§ TASK TO COMPLETE: Give back exactly the lines from the beginning of the listing below to the line holding "(expen) at (549,472)", both ends included; the pictures stay out.
++++ MATERIAL ++++
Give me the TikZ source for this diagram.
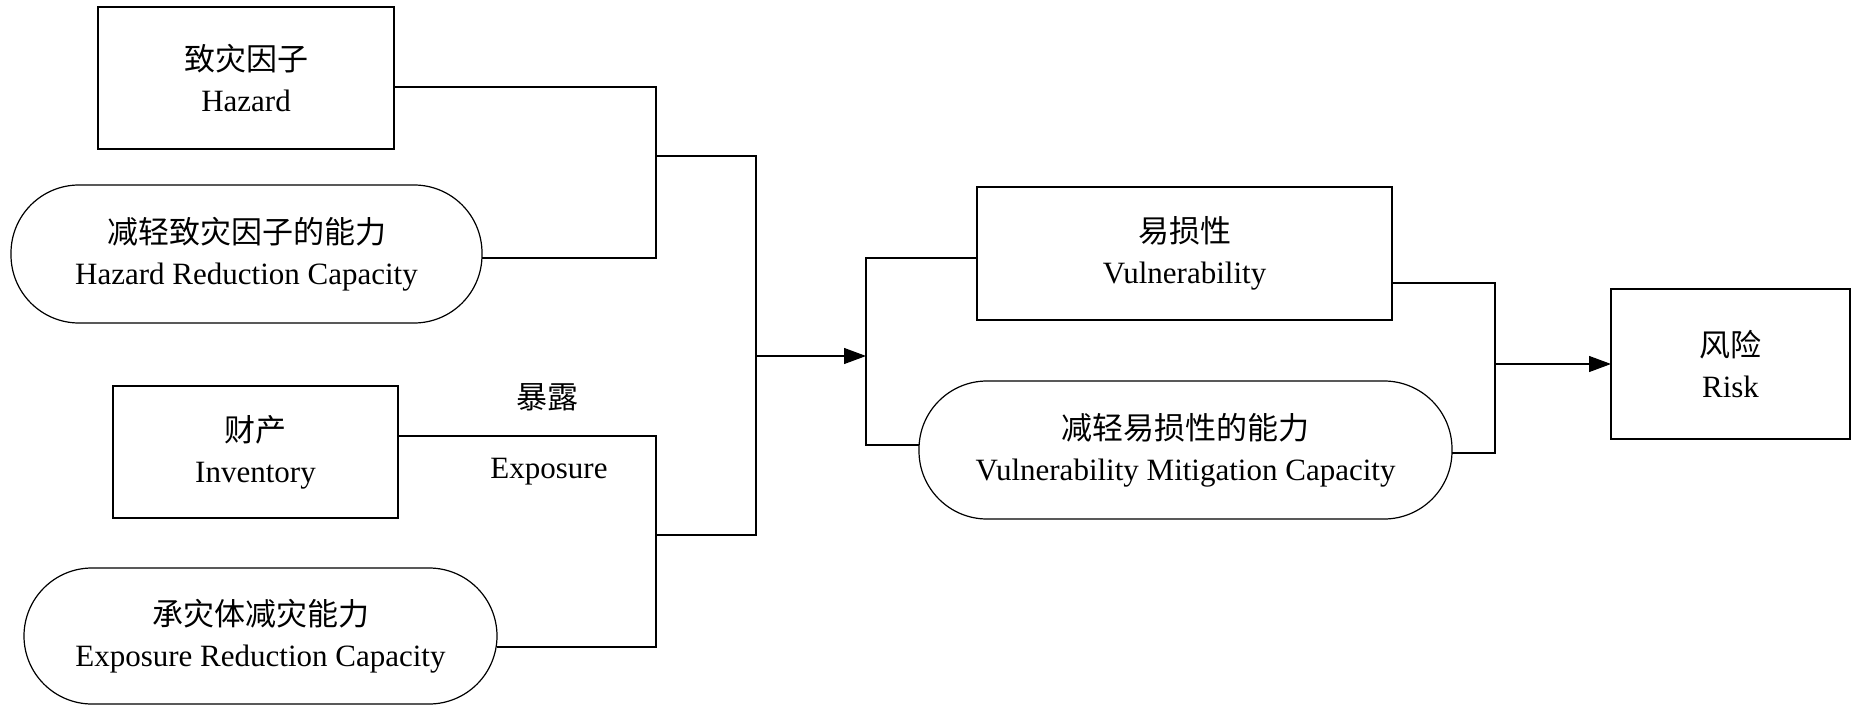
\documentclass[tikz,border=0pt]{standalone}
\usepackage{fontspec}
\setmainfont{Liberation Serif}
\newfontfamily\cjk{Noto Sans CJK SC}
\usetikzlibrary{arrows.meta}
\begin{document}
\begin{tikzpicture}[x=0.5pt,y=-0.5pt,
  every node/.style={font=\fontsize{15.5}{20.5}\selectfont, align=center, inner sep=0pt, outer sep=0pt},
  box/.style={draw, line width=0.6pt},
  pill/.style={draw, line width=0.6pt},
  link/.style={line width=0.6pt},
  flow/.style={line width=0.6pt, -{Triangle[length=11pt,width=8pt]}}]
\useasboundingbox (0,0) rectangle (1852,706);

% left column: hazard side
\node[box, minimum width=148pt, minimum height=71pt] (haz) at (246,78) {{\cjk 致灾因子}\\Hazard};
\node[pill, rounded corners=34pt, minimum width=235.5pt, minimum height=69pt] (hrc) at (246.5,254) {{\cjk 减轻致灾因子的能力}\\Hazard Reduction Capacity};

% left column: exposure side
\node[box, minimum width=142.5pt, minimum height=66pt] (inv) at (255.5,452) {{\cjk 财产}\\Inventory};
\node[pill, rounded corners=34pt, minimum width=236.5pt, minimum height=68pt] (erc) at (260.5,636) {{\cjk 承灾体减灾能力}\\Exposure Reduction Capacity};
\node (expzh) at (547,397) {\cjk 暴露};
\node (expen) at (549,472) {Exposure};

% middle column: vulnerability
\node[box, minimum width=207.5pt, minimum height=66.5pt] (vul) at (1184.5,253.5) {{\cjk 易损性}\\Vulnerability};
\node[pill, rounded corners=34pt, minimum width=266.5pt, minimum height=69pt] (vmc) at (1185.5,450) {{\cjk 减轻易损性的能力}\\Vulnerability Mitigation Capacity};

% right: risk
\node[box, minimum width=119.5pt, minimum height=75pt] (risk) at (1730.5,364) {{\cjk 风险}\\Risk};

% junction points of the brackets
\coordinate (hT) at (656,87);
\coordinate (hB) at (656,258);
\coordinate (eT) at (656,436);
\coordinate (eB) at (656,647);
\coordinate (mT) at (756,156);
\coordinate (mB) at (756,535);
\coordinate (mO) at (756,356);
\coordinate (vT) at (866,258);
\coordinate (vB) at (866,445);
\coordinate (rT) at (1495,283);
\coordinate (rB) at (1495,453);
\coordinate (rO) at (1495,364);

% hazard bracket
\draw[link] (haz.east |- hT) -- (hT) -- (hB) -- (hrc.east |- hB);
% exposure bracket
\draw[link] (inv.east |- eT) -- (eT) -- (eB) -- (erc.east |- eB);
% merge of hazard and exposure
\draw[link] (hT |- mT) -- (mT) -- (mB) -- (eT |- mB);
\draw[flow] (mO) -- (vT |- mO);
% vulnerability bracket
\draw[link] (vul.west |- vT) -- (vT) -- (vB) -- (vmc.west |- vB);
\draw[link] (vul.east |- rT) -- (rT) -- (rB) -- (vmc.east |- rB);
\draw[flow] (rO) -- (risk.west);
\end{tikzpicture}
\end{document}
++++
§ OUTPUT FOR THIS EXERCISE:
Give me the TikZ source for this diagram.
\documentclass[tikz,border=0pt]{standalone}
\usepackage{fontspec}
\setmainfont{Liberation Serif}
\newfontfamily\cjk{Noto Sans CJK SC}
\usetikzlibrary{arrows.meta}
\begin{document}
\begin{tikzpicture}[x=0.5pt,y=-0.5pt,
  every node/.style={font=\fontsize{15.5}{20.5}\selectfont, align=center, inner sep=0pt, outer sep=0pt},
  box/.style={draw, line width=0.6pt},
  pill/.style={draw, line width=0.6pt},
  link/.style={line width=0.6pt},
  flow/.style={line width=0.6pt, -{Triangle[length=11pt,width=8pt]}}]
\useasboundingbox (0,0) rectangle (1852,706);

% left column: hazard side
\node[box, minimum width=148pt, minimum height=71pt] (haz) at (246,78) {{\cjk 致灾因子}\\Hazard};
\node[pill, rounded corners=34pt, minimum width=235.5pt, minimum height=69pt] (hrc) at (246.5,254) {{\cjk 减轻致灾因子的能力}\\Hazard Reduction Capacity};

% left column: exposure side
\node[box, minimum width=142.5pt, minimum height=66pt] (inv) at (255.5,452) {{\cjk 财产}\\Inventory};
\node[pill, rounded corners=34pt, minimum width=236.5pt, minimum height=68pt] (erc) at (260.5,636) {{\cjk 承灾体减灾能力}\\Exposure Reduction Capacity};
\node (expzh) at (547,397) {\cjk 暴露};
\node (expen) at (549,472) {Exposure};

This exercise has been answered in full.